A series of Le Clercq in exuberant poses, reflective of a typical American dancer, were taken around 1945 by her mother Edith Le Clercq when the family were on vacation in Cape Cod. In one photograph, Le Clecq wears a long, full-skirted patterned dress with a white petticoat and executes a high arabesque on toe, with her arms extended wide at a diagonal. The discrepancy between her legs’ balletic stance and her free arms evoked the naturalist vitality and elevation that were common in official representations of American dancers in dance interest magazines. However in one image, the blurry thrust of a raised leg, and the downcast-eyed, parted-lipped expression of intense concentration, which are different from the dancers’ unmannered ease in media photographs, document more realistically the dancer at work. This unofficial image thus countered the critic Edwin Denby’s myth of American dancers as carefree ‘boys and girls in exuberant health who are doing pretty much what the charming animals do, and are as unconscious of their grace as they…’, with a portrayal of an ambitious dancer on a conscious mission of self-improvement.
A 1946-48 image of a pony-tailed Le Clercq in a black leotard was taken on the SAB’s Madison Avenue rooftop by her then boyfriend Job Saunders. Her weight is slightly forward, her knees are bent playfully and her head is tipped away and twisted to the side as she attempts to synchronise her trained body with the urban context of New York City. Here Le Clercq’s syncopated, sleek body posture reflects Balanchine’s own aesthetic in mid-1940s ballets such as The Four Temperaments (1946); however, her ballet-jazz improvisation on the ballet school’s roof also indicates an independent exploration of her physicality, both as a dancer and as a woman. Interestingly, the boundaries between dance-wear and everyday wear had become looser after 1943, when the New York sportswear designer Mildred Orrick introduced a leotard similar to Le Clercq’s, thus encouraging women to imbue a dancer’s sinuous mobility in their everyday body image. In light of ballet’s fashionability, Saunders’ image of Le Clercq on the roof, perhaps unconsciously, positioned her as a hyper-visible City style icon.
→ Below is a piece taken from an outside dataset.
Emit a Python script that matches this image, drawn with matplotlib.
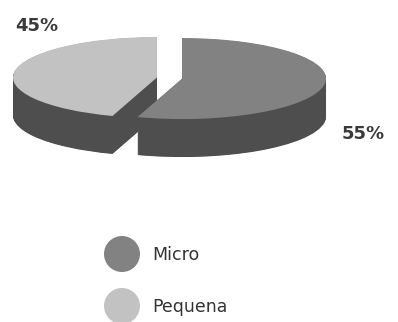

Fellow-dancer Patricia McBride’s 1944-5 photograph of a loose-haired Le Clercq, crouching in a black leotard and holding a round mirror that reflects her face, presents a more mysterious view of the dancer. The Polaroid frame, which crops Le Clercq’s body from both ends, provides a cloistered perspective, while the abundant wavy hair flowing down her back suggests a semi-erotic state of abandon and perhaps even evokes John Tenniel’s illustrations of Alice in Lewis Carroll’s Through the Looking Glass and What Alice Found There (1871). Significantly, the fashion photographer Richard Avedon adopted the figure of Alice in a February 1947 issue of Junior Bazaar, where a modern version of Carroll’s protagonist undertakes a journey of self-realisation through adopting new fashions. While Avedon’s commercial imagery lacks the intimacy of Le Clercq’s, collectively the images imply that the sense of ludic self-discovery represented by an Alice figure was relevant to women’s fluctuating sense of identity in the 1940s – a decade in which women had to adjust to men’s absence during the war years and their reinvigorated presence in peace-time. In Le Clercq’s case especially the mirror could recall the ballet studio ritual, but it is also a poetic device that alludes to an unseen dimension within the subject. While McBride’s photograph in itself insufficiently explains the young dancers’ self-image, it implies that some aspects of identity were explored through fantasy in a girlish, coterie atmosphere. Interestingly, this dynamic mirrored that of the late 1940s Junior Bazaar photographer Lillian Bassman and her models, who would share their personal experiences and fantasies rather than engage in the camera seduction of photographic sittings dominated by male photographers. Additionally the sense of engaging with something that mattered to the sitter, evident in Mc Bride’s photograph, also applied to Bassman’s introspective soft focus images which portrayed women engaged in private reveries or rituals.
Although they vary in subject-matter and mood, collectively, Le Clercq’s personal photographs indicated that her sense of identity in the mid-1940s was plural and adolescent as she expressed Balanchine’s vision of the American ballerina alongside other more personal aspects of feminine identity. The parallels with contemporary fashion images in Le Clercq’s photographs position her within the collective of young American women who engaged with forming a public persona, whilst they simultaneously cultivated a personal self-image.
Denby, E. (1949) ‘Against Meaning in Ballet’, in Looking at the Dance, New York: Curtis Books.